If you’ve made it this far, you can see that we clearly have reached a conundrum. We are currently in an inflationary environment, and most likely will remain there for the next several years. So, in a perfect world you would want to price in USD (to help buyers make the sale) but you want to receive ETH in payment. And you would want the sale to happen as quickly as possible, in order to avoid the depreciation of value of your artwork. So what can we do?
- Price in USD, but pad your number a bit, as you should expect it to take some time to find a buyer and want to insure that you are properly compensated for the sale. OR
- Price in ETH, but get aggressive with the price. You don’t want to risk the increase in ETH/USD ratio to cause your piece to move out of reach of your buyers.
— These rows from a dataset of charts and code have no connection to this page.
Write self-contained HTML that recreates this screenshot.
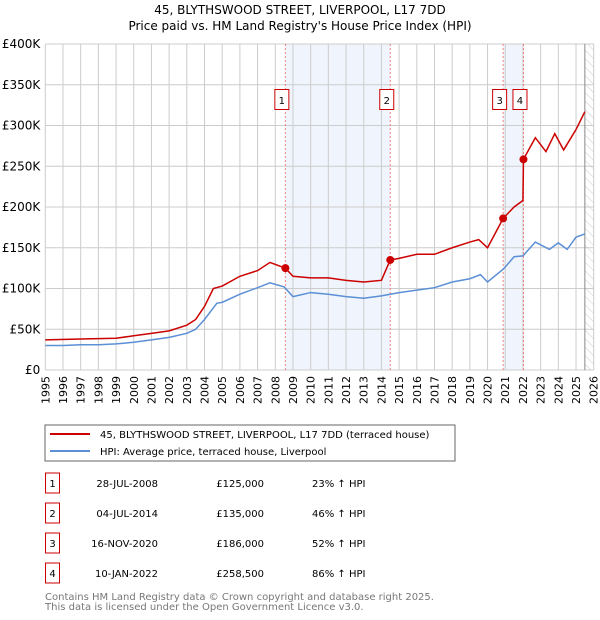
<!DOCTYPE html>
<html><head><meta charset="utf-8"><style>
body{margin:0;width:600px;height:620px;background:#fff;font-family:"DejaVu Sans","Liberation Sans",sans-serif;overflow:hidden}
svg{position:absolute;left:0;top:0}
</style></head><body>
<svg id="c" width="600" height="620" viewBox="0 0 600 620" xmlns="http://www.w3.org/2000/svg">
<defs><pattern id="h" width="6" height="6" patternUnits="userSpaceOnUse" patternTransform="rotate(-45)"><line x1="0" y1="0" x2="0" y2="6" stroke="#ccc" stroke-width="1"/></pattern></defs>
<text x="300" y="14" text-anchor="middle" font-size="12">45, BLYTHSWOOD STREET, LIVERPOOL, L17 7DD</text>
<text x="300" y="30" text-anchor="middle" font-size="12">Price paid vs. HM Land Registry's House Price Index (HPI)</text>
<g id="plot"></g>
<rect x="45" y="425" width="410" height="36" fill="#fff" stroke="#666"/>
<line x1="50" y1="434" x2="90" y2="434" stroke="#cc0000" stroke-width="2"/>
<text x="100" y="438" font-size="10">45, BLYTHSWOOD STREET, LIVERPOOL, L17 7DD (terraced house)</text>
<line x1="50" y1="451" x2="90" y2="451" stroke="#5b8fd6" stroke-width="2"/>
<text x="100" y="455" font-size="10">HPI: Average price, terraced house, Liverpool</text>
<g id="tbl" font-size="10"></g>
<text x="45" y="600" font-size="10" fill="#777">Contains HM Land Registry data © Crown copyright and database right 2025.</text>
<text x="45" y="610" font-size="10" fill="#777">This data is licensed under the Open Government Licence v3.0.</text>
</svg>
<script>
const years=[1995,1996,1997,1998,1999,2000,2001,2002,2003,2004,2005,2006,2007,2008,2009,2010,2011,2012,2013,2014,2015,2016,2017,2018,2019,2020,2021,2022,2023,2024,2025,2026];
const yTicks=[0,50000,100000,150000,200000,250000,300000,350000,400000];
const yTickLabels=["£0","£50K","£100K","£150K","£200K","£250K","£300K","£350K","£400K"];
const hpiT=[1995,1996,1997,1998,1999,2000,2001,2002,2003,2003.5,2004,2004.7,2005,2006,2007,2007.7,2008.5,2009,2010,2011,2012,2013,2014,2015,2016,2017,2018,2019,2019.6,2020,2020.9,2021.5,2022,2022.7,2023.5,2024,2024.5,2025,2025.5];
const hpiV=[30000,30000,31000,31000,32000,34000,37000,40000,45000,50000,62000,82000,83000,93000,101000,107000,102000,90000,95000,93000,90000,88000,91000,95000,98000,101000,108000,112000,117000,108000,124000,139000,140000,157000,148000,156000,148000,163000,167000];
const priceT=[1995,1997,1999,2000,2001,2002,2003,2003.5,2004,2004.5,2005,2006,2007,2007.7,2008.57,2009,2010,2011,2012,2013,2014,2014.5,2015,2016,2017,2018,2019,2019.5,2020,2020.88,2021.5,2022.0,2022.03,2022.7,2023.3,2023.8,2024.3,2025,2025.5];
const priceV=[37000,38000,39000,42000,45000,48000,55000,62000,78000,100000,103000,115000,122000,132000,125000,115000,113000,113000,110000,108000,110000,135000,137000,142000,142000,150000,157000,160000,150000,186000,200000,208000,258500,285000,268000,290000,270000,295000,317000];
const saleLabels=["1","2","3","4"];
const saleT=[2008.57,2014.5,2020.88,2022.03];
const saleV=[125000,135000,186000,258500];
const saleDates=["28-JUL-2008","04-JUL-2014","16-NOV-2020","10-JAN-2022"];
const salePrices=["£125,000","£135,000","£186,000","£258,500"];
const saleHpi=["23% ↑ HPI","46% ↑ HPI","52% ↑ HPI","86% ↑ HPI"];
const NS="http://www.w3.org/2000/svg";
const X0=45.3,XR=593.7,Y0=370,Y1=44;
const xs=t=>X0+(t-1995)/(2026-1995)*(XR-X0);
const ys=v=>Y0-v/400000*(Y0-Y1);
const plot=document.getElementById('plot');
function mk(tag,at,parent){const e=document.createElementNS(NS,tag);for(const k in at)e.setAttribute(k,at[k]);(parent||plot).appendChild(e);return e;}
let r;
r=mk('rect',{x:xs(saleT[0]),y:Y1,width:xs(saleT[1])-xs(saleT[0]),height:Y0-Y1,fill:'#f0f4fc'});


r=mk('rect',{x:xs(saleT[2]),y:Y1,width:xs(saleT[3])-xs(saleT[2]),height:Y0-Y1,fill:'#f0f4fc'});


r=mk('rect',{x:xs(2025.5),y:Y1,width:XR-xs(2025.5),height:Y0-Y1,fill:'url(#h)'});


years.forEach(y=>{const l=mk('line',{x1:xs(y),x2:xs(y),y1:Y1,y2:Y0,stroke:'#ccc'});


const t=mk('text',{x:0,y:0,'font-size':11,'text-anchor':'end',transform:`translate(${xs(y)+4},${Y0+6}) rotate(-90)`});t.textContent=y;

});
yTicks.forEach((v,i)=>{const l=mk('line',{x1:X0,x2:XR,y1:ys(v),y2:ys(v),stroke:'#ccc'});


const t=mk('text',{x:X0-5,y:ys(v)+4,'font-size':12,'text-anchor':'end'});t.textContent=yTickLabels[i];

});
r=mk('line',{x1:xs(2025.5),x2:xs(2025.5),y1:Y1,y2:Y0,stroke:'#888'});


saleT.forEach((t,i)=>{const l=mk('line',{x1:xs(t),x2:xs(t),y1:Y1,y2:Y0,stroke:'#f08080','stroke-dasharray':'2,2'});


const bx=xs(t)-10.5;
const b=mk('rect',{x:bx,y:89.5,width:14,height:20,fill:'#fff',stroke:'#cc0000'});


const tx=mk('text',{x:bx+7,y:104,'font-size':10,'text-anchor':'middle'});tx.textContent=saleLabels[i];

});
function line(T,V,c,n){const p=mk('polyline',{points:T.map((t,i)=>xs(t)+','+ys(V[i])).join(' '),fill:'none',stroke:c,'stroke-width':1.5});

}
line(hpiT,hpiV,'#5b8fd6','hpi-line');
line(priceT,priceV,'#cc0000','price-line');
saleT.forEach((t,i)=>{const c=mk('circle',{cx:xs(t),cy:ys(saleV[i]),r:4,fill:'#cc0000'});

});
const tbl=document.getElementById('tbl');
saleT.forEach((t,i)=>{const cy=483+i*30;
const b=mk('rect',{x:45.5,y:cy-10,width:14,height:20,fill:'#fff',stroke:'#cc0000'},tbl);


const a=mk('text',{x:52.5,y:cy+4,'text-anchor':'middle'},tbl);a.textContent=saleLabels[i];


const d=mk('text',{x:158,y:cy+4,'text-anchor':'end'},tbl);d.textContent=saleDates[i];


const p=mk('text',{x:264,y:cy+4,'text-anchor':'end'},tbl);p.textContent=salePrices[i];


const h=mk('text',{x:312,y:cy+4},tbl);h.textContent=saleHpi[i];

});
</script>
</body></html>
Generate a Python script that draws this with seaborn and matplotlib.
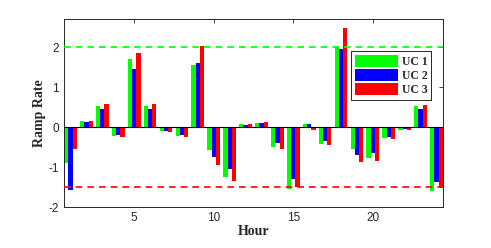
import matplotlib
matplotlib.use("Agg")
import matplotlib.pyplot as plt
import seaborn as sns
import pandas as pd

# ── Data ─────────────────────────────────────────────────────────────────────
hours = list(range(1, 25))
uc1 = [-0.91, 0.14, 0.53, -0.23, 1.70, 0.53, -0.10, -0.23, 1.55, -0.58, -1.24, 0.08,
       0.11, -0.50, -1.54, 0.08, -0.42, 2.00, -0.54, -0.78, -0.28, -0.07, 0.52, -1.60]
uc2 = [-1.57, 0.12, 0.45, -0.20, 1.45, 0.45, -0.09, -0.20, 1.59, -0.75, -1.06, 0.06,
       0.09, -0.41, -1.31, 0.07, -0.36, 1.95, -0.69, -0.66, -0.26, -0.06, 0.45, -1.37]
uc3 = [-0.54, 0.16, 0.58, -0.26, 1.85, 0.58, -0.12, -0.26, 2.02, -0.95, -1.35, 0.08,
       0.13, -0.54, -1.50, -0.08, -0.46, 2.48, -0.87, -0.84, -0.31, -0.07, 0.56, -1.52]
series_names = ["UC 1", "UC 2", "UC 3"]
upper_limit = 2.0
lower_limit = -1.5

df = pd.DataFrame({
    "Hour": hours * 3,
    "Ramp": uc1 + uc2 + uc3,
    "Unit": [n for n in series_names for _ in hours],
})

# ── Plot ─────────────────────────────────────────────────────────────────────
sns.set_style("white")
plt.rcParams["font.family"] = ["Liberation Sans", "DejaVu Sans"]
plt.rcParams["axes.unicode_minus"] = False
edge = "#262626"

fig = plt.figure(figsize=(4.91, 2.48), dpi=100)
ax = fig.add_axes([0.130, 0.165, 0.772, 0.758])

sns.barplot(data=df, x="Hour", y="Ramp", hue="Unit", native_scale=True,
            palette=["#00ff00", "#0000ff", "#ff0000"], saturation=1, width=0.8,
            linewidth=0, errorbar=None, ax=ax)

ax.axhline(0, color="black", lw=0.8, zorder=3)
ax.axhline(upper_limit, color="#00ff00", lw=1.2, ls=(0, (4, 3)), zorder=4)
ax.axhline(lower_limit, color="#ff0000", lw=1.2, ls=(0, (4, 3)), zorder=4)

ax.set_xlim(0.58, 24.4)
ax.set_ylim(-2, 2.7)
ax.set_xticks([5, 10, 15, 20])
ax.set_yticks([-2, -1, 0, 1, 2])
ax.tick_params(direction="in", length=3, width=0.6, colors=edge,
               labelsize=8.5, top=True, right=True, labelcolor="#262626")
for s in ax.spines.values():
    s.set_color(edge)
    s.set_linewidth(0.7)

serif = ["Liberation Serif", "DejaVu Serif"]
ax.set_xlabel("Hour", family=serif, fontweight="bold", fontsize=10, labelpad=1)
ax.set_ylabel("Ramp Rate", family=serif, fontweight="bold", fontsize=10, labelpad=2)

leg = ax.legend(loc="upper right", bbox_to_anchor=(0.985, 0.86),
                prop={"family": serif, "weight": "bold", "size": 8.5},
                handlelength=3.7, handleheight=1.2, handletextpad=0.3,
                labelspacing=0.1, borderpad=0.3, fancybox=False,
                framealpha=1)
leg.get_frame().set_edgecolor(edge)
leg.get_frame().set_linewidth(0.7)

fig.savefig("out.png", dpi=100)
plt.close(fig)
Additionally, as you are compensated in ETH here, the future value increase of ETH should partially compensate for the upfront reduction in earnings.
While both approaches are valid, our recommendation is to use approach #2. Be sure to be very aggressive with your ETH pricing, while being cognizant of the expensive gas pricing. Remember that .5 ETH collected today at $3000 ETH:USD ratio could easily balloon to $5000 or $10000 USD in the space of a year. Ideally, you are in a position where you have some savings and can afford to hold off on converting the ETH. But in any case, be sure to follow one of the approaches above. Good Luck!